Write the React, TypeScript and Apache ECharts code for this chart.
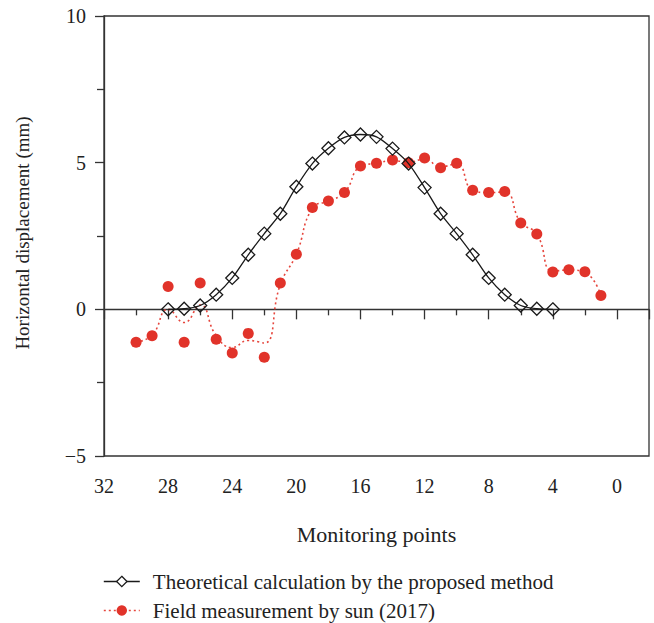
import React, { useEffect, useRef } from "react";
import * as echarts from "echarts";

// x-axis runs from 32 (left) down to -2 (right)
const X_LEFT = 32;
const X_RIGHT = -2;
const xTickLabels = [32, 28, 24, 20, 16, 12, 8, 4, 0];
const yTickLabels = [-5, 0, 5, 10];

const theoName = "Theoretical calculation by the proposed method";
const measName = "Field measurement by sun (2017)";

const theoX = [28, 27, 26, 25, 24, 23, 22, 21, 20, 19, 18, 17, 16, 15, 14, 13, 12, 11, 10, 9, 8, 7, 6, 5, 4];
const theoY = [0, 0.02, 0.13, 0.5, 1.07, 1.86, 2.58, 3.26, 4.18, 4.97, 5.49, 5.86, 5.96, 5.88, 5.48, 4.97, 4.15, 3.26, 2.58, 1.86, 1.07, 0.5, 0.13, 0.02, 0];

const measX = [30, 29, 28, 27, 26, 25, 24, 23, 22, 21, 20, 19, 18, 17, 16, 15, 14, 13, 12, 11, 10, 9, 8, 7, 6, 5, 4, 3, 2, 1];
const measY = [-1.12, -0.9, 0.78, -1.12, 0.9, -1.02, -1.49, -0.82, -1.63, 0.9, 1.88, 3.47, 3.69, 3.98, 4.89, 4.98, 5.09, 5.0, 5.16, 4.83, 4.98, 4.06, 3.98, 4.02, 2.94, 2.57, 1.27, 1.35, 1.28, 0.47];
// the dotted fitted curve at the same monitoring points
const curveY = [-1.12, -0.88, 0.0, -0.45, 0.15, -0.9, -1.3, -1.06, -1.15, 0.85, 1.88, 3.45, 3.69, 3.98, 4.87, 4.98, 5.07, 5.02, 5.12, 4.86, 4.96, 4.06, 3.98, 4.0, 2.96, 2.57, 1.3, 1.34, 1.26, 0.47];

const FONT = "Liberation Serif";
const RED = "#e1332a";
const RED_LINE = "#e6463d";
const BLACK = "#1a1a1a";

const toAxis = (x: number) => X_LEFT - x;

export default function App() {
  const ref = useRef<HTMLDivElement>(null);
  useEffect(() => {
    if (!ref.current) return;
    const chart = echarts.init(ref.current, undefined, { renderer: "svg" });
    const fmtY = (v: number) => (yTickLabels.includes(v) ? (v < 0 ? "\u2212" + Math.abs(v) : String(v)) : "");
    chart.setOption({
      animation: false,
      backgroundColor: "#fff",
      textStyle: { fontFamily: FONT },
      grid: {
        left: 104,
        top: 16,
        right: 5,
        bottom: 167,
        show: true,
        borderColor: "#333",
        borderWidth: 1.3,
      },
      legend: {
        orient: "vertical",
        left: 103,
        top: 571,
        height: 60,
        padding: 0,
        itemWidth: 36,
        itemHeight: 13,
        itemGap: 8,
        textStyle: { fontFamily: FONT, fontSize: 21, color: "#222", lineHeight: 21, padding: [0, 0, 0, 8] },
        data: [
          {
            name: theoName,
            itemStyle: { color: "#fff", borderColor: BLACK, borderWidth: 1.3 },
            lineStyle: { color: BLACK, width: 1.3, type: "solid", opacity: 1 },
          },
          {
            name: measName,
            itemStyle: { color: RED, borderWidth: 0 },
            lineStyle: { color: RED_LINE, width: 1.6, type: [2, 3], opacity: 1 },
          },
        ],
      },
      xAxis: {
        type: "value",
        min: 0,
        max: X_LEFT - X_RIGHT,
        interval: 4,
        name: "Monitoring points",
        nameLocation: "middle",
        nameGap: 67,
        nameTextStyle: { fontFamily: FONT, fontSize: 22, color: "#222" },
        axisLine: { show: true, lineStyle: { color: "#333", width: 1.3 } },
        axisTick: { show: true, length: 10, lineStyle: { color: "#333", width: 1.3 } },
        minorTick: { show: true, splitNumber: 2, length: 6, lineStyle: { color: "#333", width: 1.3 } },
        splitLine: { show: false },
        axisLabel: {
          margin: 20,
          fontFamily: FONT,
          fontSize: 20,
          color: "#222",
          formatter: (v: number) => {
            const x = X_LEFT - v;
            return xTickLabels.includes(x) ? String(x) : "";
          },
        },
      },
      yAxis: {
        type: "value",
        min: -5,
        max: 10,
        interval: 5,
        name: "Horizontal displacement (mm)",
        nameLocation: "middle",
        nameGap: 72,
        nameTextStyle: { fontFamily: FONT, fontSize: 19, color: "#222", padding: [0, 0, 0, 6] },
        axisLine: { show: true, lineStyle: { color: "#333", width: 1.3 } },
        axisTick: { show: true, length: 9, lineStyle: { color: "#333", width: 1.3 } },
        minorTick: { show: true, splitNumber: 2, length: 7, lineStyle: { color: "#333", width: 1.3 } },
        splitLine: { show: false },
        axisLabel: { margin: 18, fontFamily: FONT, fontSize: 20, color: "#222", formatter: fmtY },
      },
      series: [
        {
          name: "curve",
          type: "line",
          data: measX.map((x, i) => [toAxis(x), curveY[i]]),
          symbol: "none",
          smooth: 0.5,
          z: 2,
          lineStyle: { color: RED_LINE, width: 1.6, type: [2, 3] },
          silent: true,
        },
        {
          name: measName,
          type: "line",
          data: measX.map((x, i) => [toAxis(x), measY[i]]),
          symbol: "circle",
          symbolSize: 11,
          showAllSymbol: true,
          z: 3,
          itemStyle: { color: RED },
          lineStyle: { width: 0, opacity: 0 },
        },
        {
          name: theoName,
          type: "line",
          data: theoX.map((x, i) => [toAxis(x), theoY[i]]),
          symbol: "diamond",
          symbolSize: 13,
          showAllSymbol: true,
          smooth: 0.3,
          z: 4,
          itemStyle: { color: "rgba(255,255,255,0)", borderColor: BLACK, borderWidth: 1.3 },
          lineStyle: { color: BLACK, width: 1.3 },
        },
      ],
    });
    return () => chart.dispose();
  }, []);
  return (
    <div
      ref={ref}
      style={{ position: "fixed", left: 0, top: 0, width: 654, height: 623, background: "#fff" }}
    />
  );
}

= = =

## [Task to carry out]
Copy out each line word for word, please, skipping the images.

## [Result for this task]
Write the React, TypeScript and Apache ECharts code for this chart.
import React, { useEffect, useRef } from "react";
import * as echarts from "echarts";

// x-axis runs from 32 (left) down to -2 (right)
const X_LEFT = 32;
const X_RIGHT = -2;
const xTickLabels = [32, 28, 24, 20, 16, 12, 8, 4, 0];
const yTickLabels = [-5, 0, 5, 10];

const theoName = "Theoretical calculation by the proposed method";
const measName = "Field measurement by sun (2017)";

const theoX = [28, 27, 26, 25, 24, 23, 22, 21, 20, 19, 18, 17, 16, 15, 14, 13, 12, 11, 10, 9, 8, 7, 6, 5, 4];
const theoY = [0, 0.02, 0.13, 0.5, 1.07, 1.86, 2.58, 3.26, 4.18, 4.97, 5.49, 5.86, 5.96, 5.88, 5.48, 4.97, 4.15, 3.26, 2.58, 1.86, 1.07, 0.5, 0.13, 0.02, 0];

const measX = [30, 29, 28, 27, 26, 25, 24, 23, 22, 21, 20, 19, 18, 17, 16, 15, 14, 13, 12, 11, 10, 9, 8, 7, 6, 5, 4, 3, 2, 1];
const measY = [-1.12, -0.9, 0.78, -1.12, 0.9, -1.02, -1.49, -0.82, -1.63, 0.9, 1.88, 3.47, 3.69, 3.98, 4.89, 4.98, 5.09, 5.0, 5.16, 4.83, 4.98, 4.06, 3.98, 4.02, 2.94, 2.57, 1.27, 1.35, 1.28, 0.47];
// the dotted fitted curve at the same monitoring points
const curveY = [-1.12, -0.88, 0.0, -0.45, 0.15, -0.9, -1.3, -1.06, -1.15, 0.85, 1.88, 3.45, 3.69, 3.98, 4.87, 4.98, 5.07, 5.02, 5.12, 4.86, 4.96, 4.06, 3.98, 4.0, 2.96, 2.57, 1.3, 1.34, 1.26, 0.47];

const FONT = "Liberation Serif";
const RED = "#e1332a";
const RED_LINE = "#e6463d";
const BLACK = "#1a1a1a";

const toAxis = (x: number) => X_LEFT - x;

export default function App() {
  const ref = useRef<HTMLDivElement>(null);
  useEffect(() => {
    if (!ref.current) return;
    const chart = echarts.init(ref.current, undefined, { renderer: "svg" });
    const fmtY = (v: number) => (yTickLabels.includes(v) ? (v < 0 ? "\u2212" + Math.abs(v) : String(v)) : "");
    chart.setOption({
      animation: false,
      backgroundColor: "#fff",
      textStyle: { fontFamily: FONT },
      grid: {
        left: 104,
        top: 16,
        right: 5,
        bottom: 167,
        show: true,
        borderColor: "#333",
        borderWidth: 1.3,
      },
      legend: {
        orient: "vertical",
        left: 103,
        top: 571,
        height: 60,
        padding: 0,
        itemWidth: 36,
        itemHeight: 13,
        itemGap: 8,
        textStyle: { fontFamily: FONT, fontSize: 21, color: "#222", lineHeight: 21, padding: [0, 0, 0, 8] },
        data: [
          {
            name: theoName,
            itemStyle: { color: "#fff", borderColor: BLACK, borderWidth: 1.3 },
            lineStyle: { color: BLACK, width: 1.3, type: "solid", opacity: 1 },
          },
          {
            name: measName,
            itemStyle: { color: RED, borderWidth: 0 },
            lineStyle: { color: RED_LINE, width: 1.6, type: [2, 3], opacity: 1 },
          },
        ],
      },
      xAxis: {
        type: "value",
        min: 0,
        max: X_LEFT - X_RIGHT,
        interval: 4,
        name: "Monitoring points",
        nameLocation: "middle",
        nameGap: 67,
        nameTextStyle: { fontFamily: FONT, fontSize: 22, color: "#222" },
        axisLine: { show: true, lineStyle: { color: "#333", width: 1.3 } },
        axisTick: { show: true, length: 10, lineStyle: { color: "#333", width: 1.3 } },
        minorTick: { show: true, splitNumber: 2, length: 6, lineStyle: { color: "#333", width: 1.3 } },
        splitLine: { show: false },
        axisLabel: {
          margin: 20,
          fontFamily: FONT,
          fontSize: 20,
          color: "#222",
          formatter: (v: number) => {
            const x = X_LEFT - v;
            return xTickLabels.includes(x) ? String(x) : "";
          },
        },
      },
      yAxis: {
        type: "value",
        min: -5,
        max: 10,
        interval: 5,
        name: "Horizontal displacement (mm)",
        nameLocation: "middle",
        nameGap: 72,
        nameTextStyle: { fontFamily: FONT, fontSize: 19, color: "#222", padding: [0, 0, 0, 6] },
        axisLine: { show: true, lineStyle: { color: "#333", width: 1.3 } },
        axisTick: { show: true, length: 9, lineStyle: { color: "#333", width: 1.3 } },
        minorTick: { show: true, splitNumber: 2, length: 7, lineStyle: { color: "#333", width: 1.3 } },
        splitLine: { show: false },
        axisLabel: { margin: 18, fontFamily: FONT, fontSize: 20, color: "#222", formatter: fmtY },
      },
      series: [
        {
          name: "curve",
          type: "line",
          data: measX.map((x, i) => [toAxis(x), curveY[i]]),
          symbol: "none",
          smooth: 0.5,
          z: 2,
          lineStyle: { color: RED_LINE, width: 1.6, type: [2, 3] },
          silent: true,
        },
        {
          name: measName,
          type: "line",
          data: measX.map((x, i) => [toAxis(x), measY[i]]),
          symbol: "circle",
          symbolSize: 11,
          showAllSymbol: true,
          z: 3,
          itemStyle: { color: RED },
          lineStyle: { width: 0, opacity: 0 },
        },
        {
          name: theoName,
          type: "line",
          data: theoX.map((x, i) => [toAxis(x), theoY[i]]),
          symbol: "diamond",
          symbolSize: 13,
          showAllSymbol: true,
          smooth: 0.3,
          z: 4,
          itemStyle: { color: "rgba(255,255,255,0)", borderColor: BLACK, borderWidth: 1.3 },
          lineStyle: { color: BLACK, width: 1.3 },
        },
      ],
    });
    return () => chart.dispose();
  }, []);
  return (
    <div
      ref={ref}
      style={{ position: "fixed", left: 0, top: 0, width: 654, height: 623, background: "#fff" }}
    />
  );
}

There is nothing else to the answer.